Define the Test-Driven Development pattern with failure matrix planning. TDD ensures every implementation has an objective “done” definition, and every test validates requirements – not implementation details.
Before writing any implementation code. After the spec and design are finalized (SDD Step 4).
Phase 1: Define "what is correct" (Spec)
|
Phase 2: Write tests proving "it is currently wrong" (Red)
|
Phase 3: Write implementation to make tests pass (Green)
|
Phase 4: Clean up (Refactor -- change structure, not behavior)
Phase 2 and Phase 3 must not be reversed.
When implementation exists first, test authors tend to write tests that “pass for this implementation” rather than “validate the requirement.” Such tests only verify “the code does what it does,” not “the code does what it should.”
Without red tests, there is no objective completion criteria. Developers can keep adding features, keep “optimizing,” and never know when to stop.
With red tests: tests go from red to green one by one. “Done” means all reds are green. Clear, objective, unambiguous.
When code already exists, tests must understand implementation details to test it. Tightly coupled tests break when implementation changes, making test maintenance expensive. Expensive tests get deleted.
Before writing any test, produce a failure matrix analysis.
| Failure Point | Red Test Name | Expected Error/Result |
|---|---|---|
| Unknown command dispatched | bridge-unknown-cmd-throws |
Error: Not implemented: unknown_cmd |
| State reset restores defaults | store-reset-restores-defaults |
items.length === 2 |
| Production env without backend | bridge-prod-no-backend-throws |
Error: NotInBackendError |
| License activation changes state | license-activate-updates-status |
status === "valid" |
Get confirmation that the failure matrix is complete. Missing failure points here means missing tests later.
Dispatch test writing with explicit instruction: write tests only, do not write implementation.

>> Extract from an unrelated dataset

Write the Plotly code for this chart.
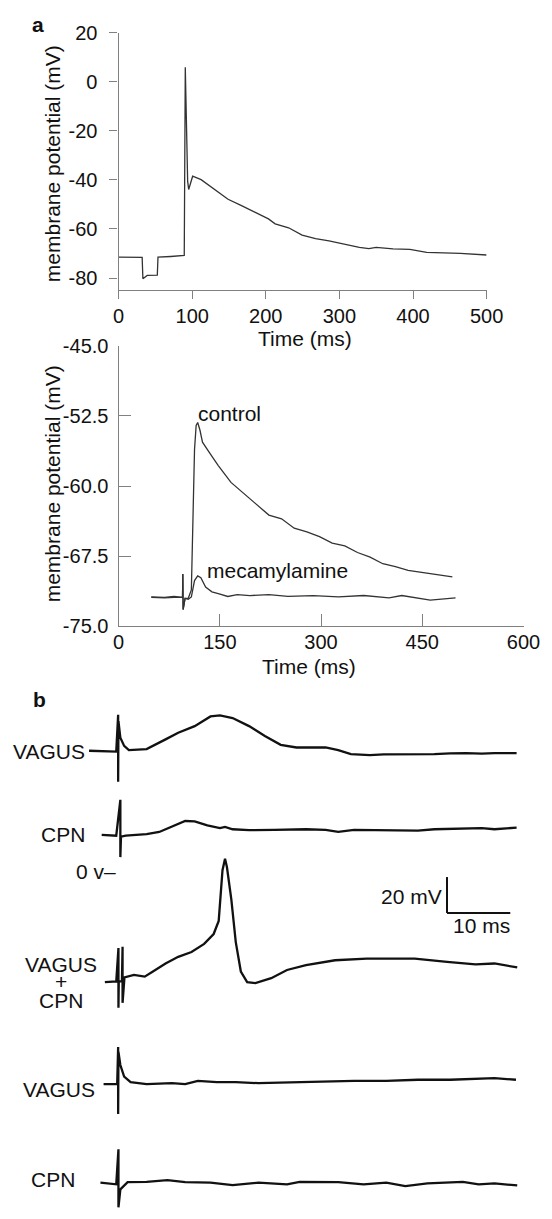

// Example: red test for environment routing
test('production environment without native backend throws error', async () => {
// Setup: NODE_ENV=production, no native backend
// Execute: safeInvoke('list_items')
// Verify: throws NotInBackendError
})
test('development mock environment dispatches to mockInvoke', async () => {
// Setup: NODE_ENV=development, no native backend
// Execute: safeInvoke('list_items')
// Verify: mockInvoke is called, returns mock data
})
test('native environment uses real invoke', async () => {
// Setup: native backend present (mock isNativeEnv = true)
// Execute: safeInvoke('list_items')
// Verify: real invoke is called
})
npm test # or: pnpm test / cargo test
All tests should fail. If any test passes without implementation, either:
Now dispatch implementation work. The goal is narrow: make each failing test pass.
npm test
All tests should pass. If any test still fails, fix the implementation (not the test).
Change structure without changing behavior. Tests stay green throughout.
Layer 1: Unit Tests
Speed: milliseconds
Coverage: individual functions, modules, components
Tools: Vitest / Jest (frontend), cargo test / pytest (backend)
Layer 2: Integration Tests
Speed: seconds
Coverage: multi-module interaction, API communication simulation
Tools: Vitest + mock backend / Supertest
Layer 3: End-to-End Tests
Speed: minutes (requires full application)
Coverage: complete user flows
Tools: Playwright / Cypress / native E2E
The failure matrix maps to Layer 1 and Layer 2:
Failure Matrix (design phase)
|
Layer 1 red tests (unit -- single functions)
Layer 2 red tests (integration -- multi-module interaction)
|
Write implementation (make reds turn green)
|
Layer 3 (E2E -- final acceptance)
Do not chase coverage percentage. 100% coverage with tests written after implementation may all be conforming to the code rather than validating requirements.
Measure these instead:
| Indicator | Question |
|---|---|
| Failure matrix coverage | Does every failure scenario have a corresponding test? |
| Independence | Can each test run independently (no dependency on execution order)? |
| Readability | Does the test name clearly state what it validates? |
| Speed | Do Layer 1 + Layer 2 complete within 30 seconds? |
| Stability | Is the test deterministic (same code, same result 10/10 times)? |
SDD (Spec) defines "what is correct"
|
TDD Phase 2 (Red) converts "correct" into executable verification
|
TDD Phase 3 (Green) makes implementation satisfy verification
|
Analyze confirms spec and implementation have not diverged
Three tools serving one goal: give “done” an objective definition.
“TDD makes development slower”
Surface: extra time writing tests. Reality:
“Only complex code needs tests”
Simple code can break during refactoring too. Tests exist not because code is hard, but because you want it to stay correct in the future.
“Higher coverage is always better”
Coverage written after implementation may all be conforming tests. What matters is whether tests validate requirements. The failure matrix is more meaningful than coverage percentage.